Rows from a dataset of charts and code
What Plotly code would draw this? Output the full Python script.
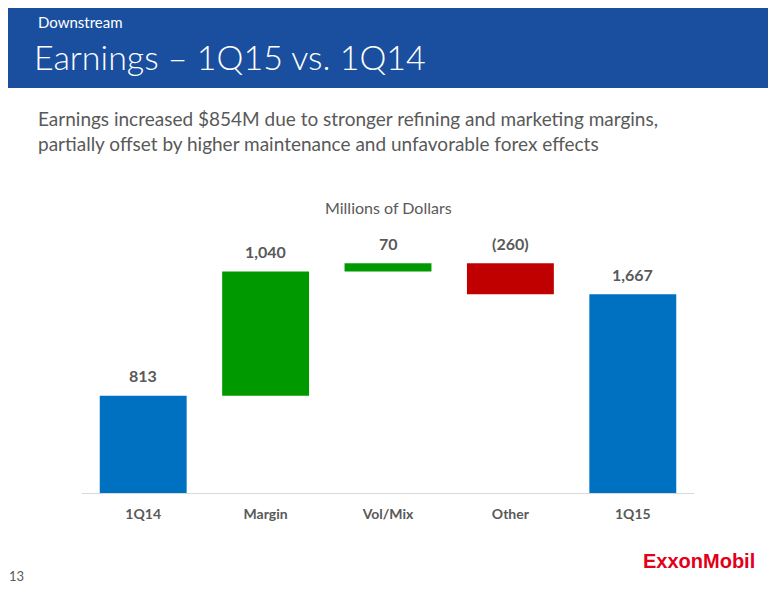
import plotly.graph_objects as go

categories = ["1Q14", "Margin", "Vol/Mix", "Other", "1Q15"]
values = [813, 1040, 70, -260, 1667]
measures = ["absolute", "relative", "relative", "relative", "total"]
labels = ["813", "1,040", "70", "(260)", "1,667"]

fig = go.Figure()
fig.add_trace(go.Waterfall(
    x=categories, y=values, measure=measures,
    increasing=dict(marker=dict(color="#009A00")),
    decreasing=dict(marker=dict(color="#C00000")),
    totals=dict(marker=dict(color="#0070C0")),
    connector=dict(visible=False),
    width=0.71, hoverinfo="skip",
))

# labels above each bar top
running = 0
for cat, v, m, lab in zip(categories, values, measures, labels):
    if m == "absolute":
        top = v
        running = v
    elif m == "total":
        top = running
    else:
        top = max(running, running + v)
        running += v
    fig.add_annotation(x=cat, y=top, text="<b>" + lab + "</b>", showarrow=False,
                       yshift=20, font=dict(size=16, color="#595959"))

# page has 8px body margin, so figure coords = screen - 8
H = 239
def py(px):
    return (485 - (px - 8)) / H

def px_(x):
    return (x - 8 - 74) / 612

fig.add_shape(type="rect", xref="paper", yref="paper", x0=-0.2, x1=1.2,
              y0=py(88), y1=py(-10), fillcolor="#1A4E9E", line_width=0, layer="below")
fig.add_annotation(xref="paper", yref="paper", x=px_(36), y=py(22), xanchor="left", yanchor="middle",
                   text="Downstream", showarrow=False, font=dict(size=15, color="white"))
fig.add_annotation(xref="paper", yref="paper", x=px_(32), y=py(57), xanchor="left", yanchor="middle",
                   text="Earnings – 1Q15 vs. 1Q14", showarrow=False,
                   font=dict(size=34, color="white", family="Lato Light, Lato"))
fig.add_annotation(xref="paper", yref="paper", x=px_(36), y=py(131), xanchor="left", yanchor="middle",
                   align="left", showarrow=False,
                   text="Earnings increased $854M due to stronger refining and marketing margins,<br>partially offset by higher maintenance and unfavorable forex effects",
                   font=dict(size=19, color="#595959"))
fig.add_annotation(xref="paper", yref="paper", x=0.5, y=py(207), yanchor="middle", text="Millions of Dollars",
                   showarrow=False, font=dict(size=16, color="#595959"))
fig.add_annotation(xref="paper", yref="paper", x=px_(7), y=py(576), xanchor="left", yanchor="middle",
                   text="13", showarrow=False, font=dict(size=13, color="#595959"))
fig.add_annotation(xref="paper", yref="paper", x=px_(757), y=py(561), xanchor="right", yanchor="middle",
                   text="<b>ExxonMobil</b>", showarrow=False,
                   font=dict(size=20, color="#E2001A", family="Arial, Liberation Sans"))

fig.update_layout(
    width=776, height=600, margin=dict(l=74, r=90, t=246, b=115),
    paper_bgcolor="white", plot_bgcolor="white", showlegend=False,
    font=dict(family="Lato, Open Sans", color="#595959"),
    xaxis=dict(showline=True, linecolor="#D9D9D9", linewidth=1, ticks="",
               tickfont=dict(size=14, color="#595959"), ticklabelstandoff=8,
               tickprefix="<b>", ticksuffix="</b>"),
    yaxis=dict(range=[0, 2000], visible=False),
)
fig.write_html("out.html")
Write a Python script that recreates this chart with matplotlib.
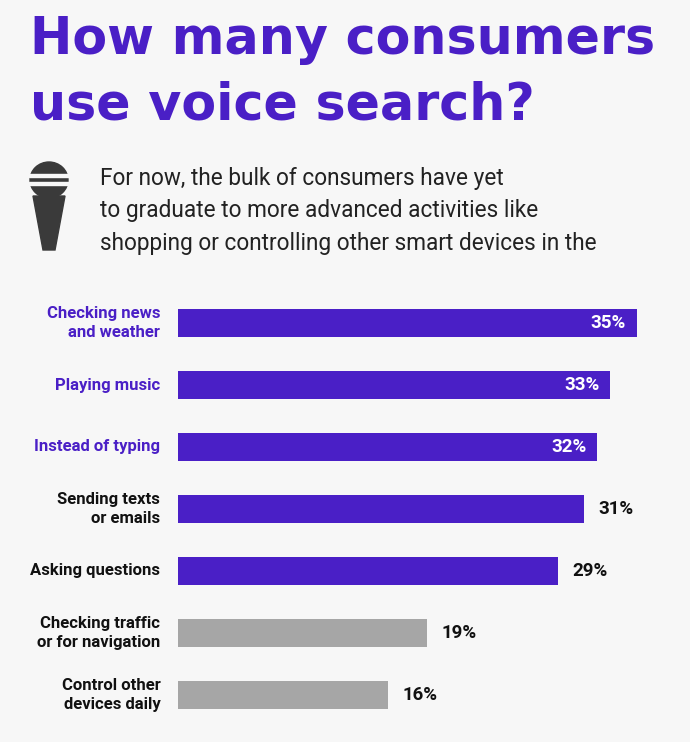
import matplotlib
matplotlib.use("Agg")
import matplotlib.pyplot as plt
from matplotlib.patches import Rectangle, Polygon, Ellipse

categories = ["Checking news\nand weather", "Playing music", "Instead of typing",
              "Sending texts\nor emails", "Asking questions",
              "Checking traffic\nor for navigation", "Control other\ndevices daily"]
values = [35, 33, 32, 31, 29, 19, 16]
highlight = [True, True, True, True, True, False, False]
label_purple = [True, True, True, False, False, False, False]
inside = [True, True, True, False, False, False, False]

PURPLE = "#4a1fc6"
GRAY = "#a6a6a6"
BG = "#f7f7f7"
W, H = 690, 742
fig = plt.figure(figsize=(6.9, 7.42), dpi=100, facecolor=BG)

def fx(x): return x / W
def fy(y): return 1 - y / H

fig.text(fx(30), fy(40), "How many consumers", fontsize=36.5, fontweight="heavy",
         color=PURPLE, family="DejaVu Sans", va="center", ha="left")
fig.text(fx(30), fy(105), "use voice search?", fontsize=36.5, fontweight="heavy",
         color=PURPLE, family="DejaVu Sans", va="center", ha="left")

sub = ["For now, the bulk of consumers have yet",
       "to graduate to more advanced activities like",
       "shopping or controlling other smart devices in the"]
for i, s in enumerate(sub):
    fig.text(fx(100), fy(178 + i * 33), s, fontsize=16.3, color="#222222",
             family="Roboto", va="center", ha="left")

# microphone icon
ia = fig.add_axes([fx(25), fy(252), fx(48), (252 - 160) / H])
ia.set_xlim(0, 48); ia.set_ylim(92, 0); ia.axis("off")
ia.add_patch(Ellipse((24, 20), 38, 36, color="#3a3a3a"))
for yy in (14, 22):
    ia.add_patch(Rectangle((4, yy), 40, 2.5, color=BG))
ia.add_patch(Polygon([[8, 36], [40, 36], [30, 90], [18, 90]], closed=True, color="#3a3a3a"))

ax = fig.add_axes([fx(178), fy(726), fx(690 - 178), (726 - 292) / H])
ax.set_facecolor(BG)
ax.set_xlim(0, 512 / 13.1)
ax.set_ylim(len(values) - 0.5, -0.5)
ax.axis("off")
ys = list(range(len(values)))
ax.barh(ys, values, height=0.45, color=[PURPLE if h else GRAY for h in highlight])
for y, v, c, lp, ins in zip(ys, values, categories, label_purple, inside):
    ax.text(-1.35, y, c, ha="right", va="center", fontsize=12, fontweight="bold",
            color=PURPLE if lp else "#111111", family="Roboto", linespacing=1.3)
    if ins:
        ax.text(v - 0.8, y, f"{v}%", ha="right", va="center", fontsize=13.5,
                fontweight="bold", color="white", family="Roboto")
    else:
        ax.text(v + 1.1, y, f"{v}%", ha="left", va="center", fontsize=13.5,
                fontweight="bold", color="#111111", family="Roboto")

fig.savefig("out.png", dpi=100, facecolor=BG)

§ **Direction**
Please extract exactly the lines of the data, from the first through the line containing "return (x - 8 - 74) / 612", and add no pictures to the copy.

§ **Task solution**
What Plotly code would draw this? Output the full Python script.
import plotly.graph_objects as go

categories = ["1Q14", "Margin", "Vol/Mix", "Other", "1Q15"]
values = [813, 1040, 70, -260, 1667]
measures = ["absolute", "relative", "relative", "relative", "total"]
labels = ["813", "1,040", "70", "(260)", "1,667"]

fig = go.Figure()
fig.add_trace(go.Waterfall(
    x=categories, y=values, measure=measures,
    increasing=dict(marker=dict(color="#009A00")),
    decreasing=dict(marker=dict(color="#C00000")),
    totals=dict(marker=dict(color="#0070C0")),
    connector=dict(visible=False),
    width=0.71, hoverinfo="skip",
))

# labels above each bar top
running = 0
for cat, v, m, lab in zip(categories, values, measures, labels):
    if m == "absolute":
        top = v
        running = v
    elif m == "total":
        top = running
    else:
        top = max(running, running + v)
        running += v
    fig.add_annotation(x=cat, y=top, text="<b>" + lab + "</b>", showarrow=False,
                       yshift=20, font=dict(size=16, color="#595959"))

# page has 8px body margin, so figure coords = screen - 8
H = 239
def py(px):
    return (485 - (px - 8)) / H

def px_(x):
    return (x - 8 - 74) / 612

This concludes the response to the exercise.